Lead Line — May 2002
By Richard Thiel
|There's a lot of data in a PMY Boat test.|
There are a bunch of boating magazines out there, and some of you--hopefully not too many--may wonder if there's any real difference between them. The answer is an unequivocal yes, and those differences make Power & Motoryacht the best choice by far for serious boaters. One of the differences is our boat test program. No other magazine invests the time, effort, money, and pages that we do to measure the performance of new boats. Measure is the key word; we've spent thousands of dollars on an arsenal of scientific equipment to ensure that you have the most accurate analytical data possible.
If you're a regular reader of PMY, you know we take testing boats seriously, and you also know we're constantly reviewing and upgrading our test program to make it more informative and easier to understand. We've tweaked the design of the spec box a number of times over the years and in June 2000 we added something that no other magazine has: an acceleration curve. Everyone wonders how responsive a boat really is, and this curve tells you. You can even overlay curves from different boat tests and compare them. Adding this feature required the purchase of laptop computers and sophisticated software that interprets data directly from our radar guns. But we think the added information is well worth the cost.
This month we're adding yet another test parameter: running angle. Measured at the same rpm levels as fuel consumption, speed, and sound levels without the benefit of trim tabs, it helps you understand how a boat runs. This time the scientific equipment is a simple ship's inclinometer, zeroed with the vessel at rest, but the information is no less accurate or valuable.
We're not sure how much more information we can provide without overwhelming you, but we're always looking. And we believe that every piece of data in our spec box today is important--a piece of the puzzle, if you will. For example:
· Speed. Everyone wants to know how fast a boat goes, and there are many ways to measure it. We use radar because it provides more accurate, instantaneous readings, where GPS can require time to average out data. However, we always check our radar results against any onboard GPS receiver.
· Fuel consumption. We may measure this either mechanically (with flow meters) or electronically, but either way the results tell us a lot more than just how many dollars are flying out the exhaust ports. Fuel consumption and speed help determine range, which is important to cruisers and sportfishermen alike. If a builder has installed big engines for more speed but scrimped on fuel tankage to save space, here's where you'll see it.

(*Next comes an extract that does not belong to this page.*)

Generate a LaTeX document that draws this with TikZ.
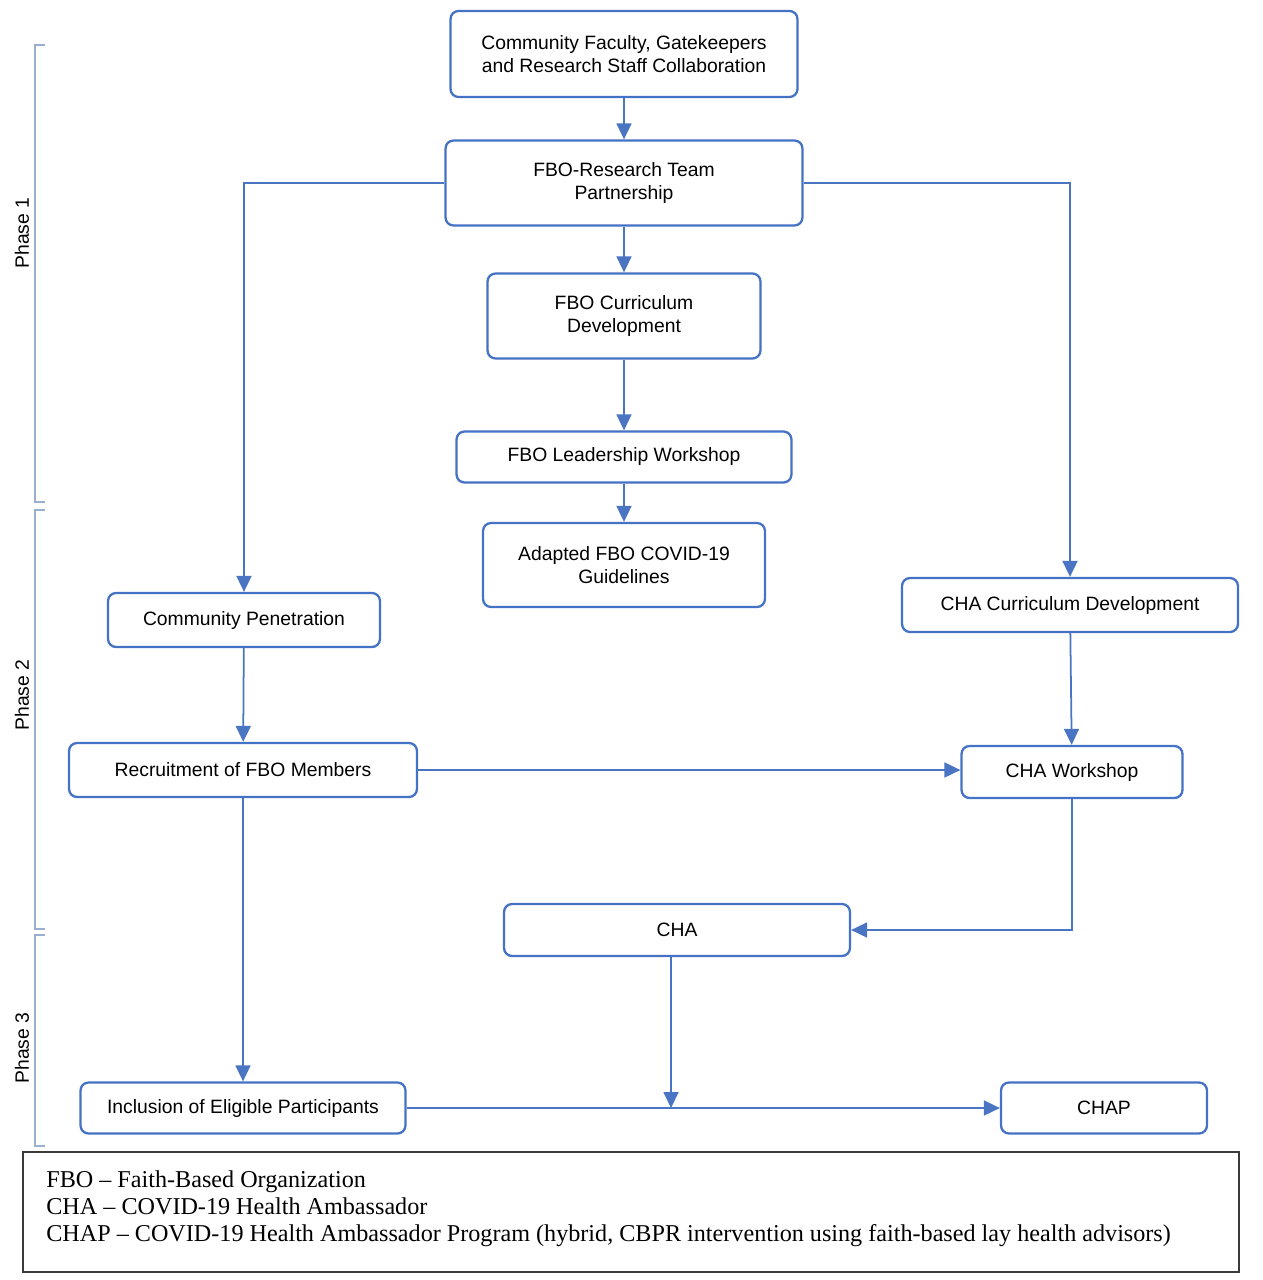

· Miles per gallon. This is the best indicator of hull efficiency. These readings are directly influenced--indeed, dictated--by hull design, horsepower, and weight. Deciding how to balance them is part of the art of boat design. Interpreting them in relation to other performance data tells you what compromises the builder may have made.
· Decibels. We measure all boats on the same kind of sound-pressure meter at the same place: the primary helm, although we may take additional readings in other locations. The key is not so much the raw data as a comparison with other similar kinds of boats and to the level of normal conversation. Clearly a sportfisherman with an enclosed bridge is going to be quieter than a sportcruiser with engines under the helm.
There's a lot of data in a PMY boat test, and that's the way we like it. From what you've told us, you like it that way, too, but if you think we could be doing something better, let us know. We're always looking for ways to improve our boat tests and, for that matter, the entire magazine.